• **DATA EXCERPT**:
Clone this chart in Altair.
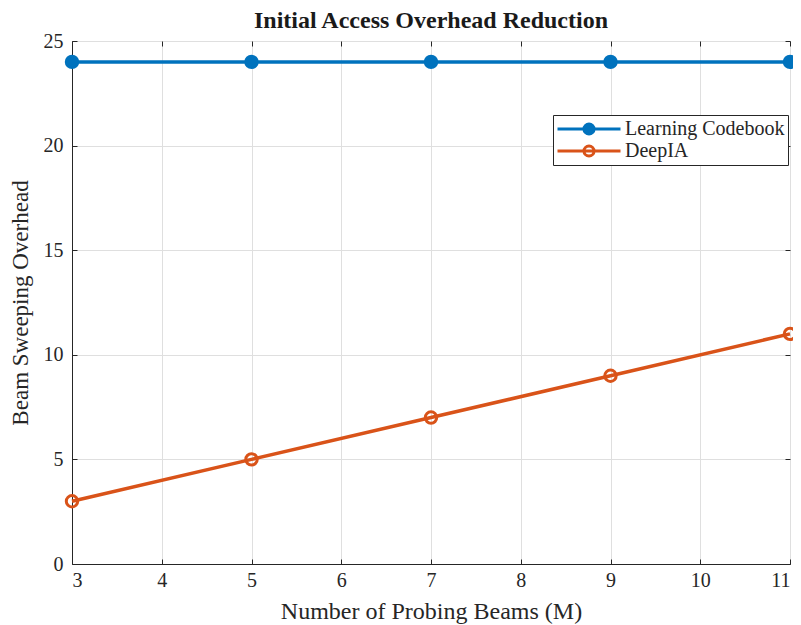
import altair as alt
import pandas as pd

beams = [3, 5, 7, 9, 11]
learning_codebook = [24, 24, 24, 24, 24]
deepia = [3, 5, 7, 9, 11]
series = ["Learning Codebook", "DeepIA"]
colors = ["#0072BD", "#D95319"]
fills = ["#0072BD", "transparent"]
x_ticks = [3, 4, 5, 6, 7, 8, 9, 10, 11]
y_ticks = [0, 5, 10, 15, 20, 25]

df = pd.DataFrame({
    "M": beams * 2,
    "overhead": learning_codebook + deepia,
    "series": [series[0]] * len(beams) + [series[1]] * len(beams),
})

W, H = 718, 523
FONT = "Liberation Serif"
TXT = "#262626"

xs = alt.Scale(domain=[3, 11], nice=False, zero=False)
ys = alt.Scale(domain=[0, 25], nice=False)
stroke_scale = alt.Scale(domain=series, range=colors)
fill_scale = alt.Scale(domain=series, range=fills)

sym = "M-1,0H1M-0.16,0A0.16,0.16,0,1,0,0.16,0A0.16,0.16,0,1,0,-0.16,0"
leg = alt.Legend(
    title=None, orient="none", legendX=481, legendY=74,
    symbolType=sym, symbolSize=3969, symbolStrokeWidth=3,
    clipHeight=22, rowPadding=0, padding=3, labelOffset=3,
    labelFont=FONT, labelFontSize=20, labelColor=TXT,
    strokeColor=TXT, fillColor="white", cornerRadius=0,
)

tick_axis = dict(labels=False, domain=False, grid=False, ticks=True, tickSize=5,
                 tickColor=TXT, tickWidth=1, title=None)

lines = alt.Chart(df).mark_line(strokeWidth=3.5).encode(
    x=alt.X("M:Q", scale=xs, axis=alt.Axis(
        values=x_ticks, title="Number of Probing Beams (M)", grid=True, ticks=False,
        domainColor=TXT, labelFont=FONT, labelFontSize=20, labelColor=TXT,
        labelPadding=6, titleFont=FONT, titleFontSize=24, titleFontWeight="normal",
        titleColor=TXT, titlePadding=9, gridColor="#dfdfdf")),
    y=alt.Y("overhead:Q", scale=ys, axis=alt.Axis(
        values=y_ticks, title="Beam Sweeping Overhead", grid=True, ticks=False,
        domainColor=TXT, labelFont=FONT, labelFontSize=20, labelColor=TXT,
        labelPadding=9, titleFont=FONT, titleFontSize=23, titleFontWeight="normal",
        titleColor=TXT, titlePadding=11, gridColor="#dfdfdf")),
    stroke=alt.Stroke("series:N", scale=stroke_scale, legend=leg),
    detail="series:N",
)

points = alt.Chart(df).mark_point(shape="circle", size=130, strokeWidth=3, opacity=1).encode(
    x=alt.X("M:Q", scale=xs, axis=alt.Axis(orient="top", offset=-H, values=x_ticks, **tick_axis)),
    y=alt.Y("overhead:Q", scale=ys, axis=alt.Axis(orient="right", offset=-W, values=y_ticks, **tick_axis)),
    stroke=alt.Stroke("series:N", scale=stroke_scale, legend=leg),
    fill=alt.Fill("series:N", scale=fill_scale, legend=leg),
)

ghost = alt.Chart(df).mark_point(opacity=0).encode(
    x=alt.X("M:Q", scale=xs, axis=alt.Axis(orient="bottom", offset=-H, values=x_ticks, **tick_axis)),
    y=alt.Y("overhead:Q", scale=ys, axis=alt.Axis(orient="left", offset=-W, values=y_ticks, **tick_axis)),
)

chart = alt.layer(lines, points, ghost).resolve_axis(
    x="independent", y="independent"
).properties(
    width=W, height=H,
    title=alt.TitleParams("Initial Access Overhead Reduction", font=FONT, fontSize=24,
                          fontWeight="bold", color="#1a1a1a", anchor="middle", offset=-2),
    autosize=alt.AutoSizeParams(type="none"),
    padding={"left": 64, "top": 33, "right": 3, "bottom": 64},
).configure_view(stroke=TXT, strokeWidth=1).configure(background="white")

chart.save("out.html", embed_options={"renderer": "svg", "actions": False})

• **TASK DETAILS**: Could the lines from the top of the material through the line with "fill_scale = alt.Scale(domain=series, range=fills)" be repeated exactly, pictures left out?

• **FULL SOLUTION**:
Clone this chart in Altair.
import altair as alt
import pandas as pd

beams = [3, 5, 7, 9, 11]
learning_codebook = [24, 24, 24, 24, 24]
deepia = [3, 5, 7, 9, 11]
series = ["Learning Codebook", "DeepIA"]
colors = ["#0072BD", "#D95319"]
fills = ["#0072BD", "transparent"]
x_ticks = [3, 4, 5, 6, 7, 8, 9, 10, 11]
y_ticks = [0, 5, 10, 15, 20, 25]

df = pd.DataFrame({
    "M": beams * 2,
    "overhead": learning_codebook + deepia,
    "series": [series[0]] * len(beams) + [series[1]] * len(beams),
})

W, H = 718, 523
FONT = "Liberation Serif"
TXT = "#262626"

xs = alt.Scale(domain=[3, 11], nice=False, zero=False)
ys = alt.Scale(domain=[0, 25], nice=False)
stroke_scale = alt.Scale(domain=series, range=colors)
fill_scale = alt.Scale(domain=series, range=fills)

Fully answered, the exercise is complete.